Lists are very flexible containers that can hold elements of different types and even other lists. Each element of a list can be a vector, matrix, data frame, or another list.

  • Examples:
    my_list <- list(
      numbers = 1:5,
      letters = c("a", "b", "c"),
      data = data.frame(x = 1:3, y = c("A", "B", "C"))
    )
    
  • Use Case:
    Great for bundling diverse outputs, such as results from a complex model.

  • Compare with Data Frames:

    1. Structure: Data frames are inherently 2-dimensional (like tables), whereas lists can be one-dimensional collections of arbitrary objects.
    2. Uniformity: Data frames require each column to be of equal length, but lists can contain elements of varying lengths and types.
    3. Usage: Use data frames when you need a structured table for analysis. Use lists when you need a flexible container for storing assorted objects.

5. Factors

Factors are used for categorical data. They store data as a set of discrete levels, which is useful for statistical modeling and plotting.

  • Examples:
    gender <- factor(c("male", "female", "female", "male"))
    
  • Use Case:
    Helps R understand that a variable is categorical, which influences how functions like modeling or plotting treat the variable.

Conversion Functions: The "as." Family

R provides a variety of functions that start with as. to convert or "coerce" objects from one type to another. Here are some key ones:

  • as.vector(x)
    Ensures that x is a vector.

  • as.matrix(x)
    Converts an object (like a data frame or vector) into a matrix. This is useful when you need a 2D, homogeneous data structure.

  • as.data.frame(x)
    Converts an object into a data frame, which is handy when you need tabular data with potentially mixed data types.

  • as.list(x)
    Converts x into a list.

  • as.numeric(x)
    Converts an object to a numeric vector.
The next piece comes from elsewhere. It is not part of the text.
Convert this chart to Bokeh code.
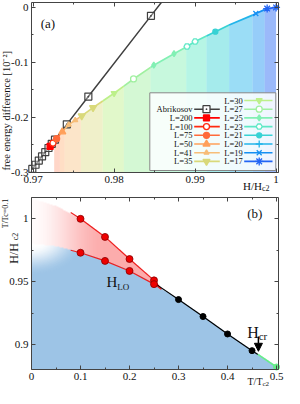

This is especially important when numbers are stored as characters.

  • as.character(x)
    Converts an object to a character vector.

  • as.logical(x)
    Converts data to logical values (TRUE/FALSE).

  • as.factor(x)
    Converts a vector into a factor for categorical data.

These functions help ensure that your data is in the correct format for analysis. For example, when using modeling functions like glmnet, you might need to convert your predictors to a matrix with as.matrix().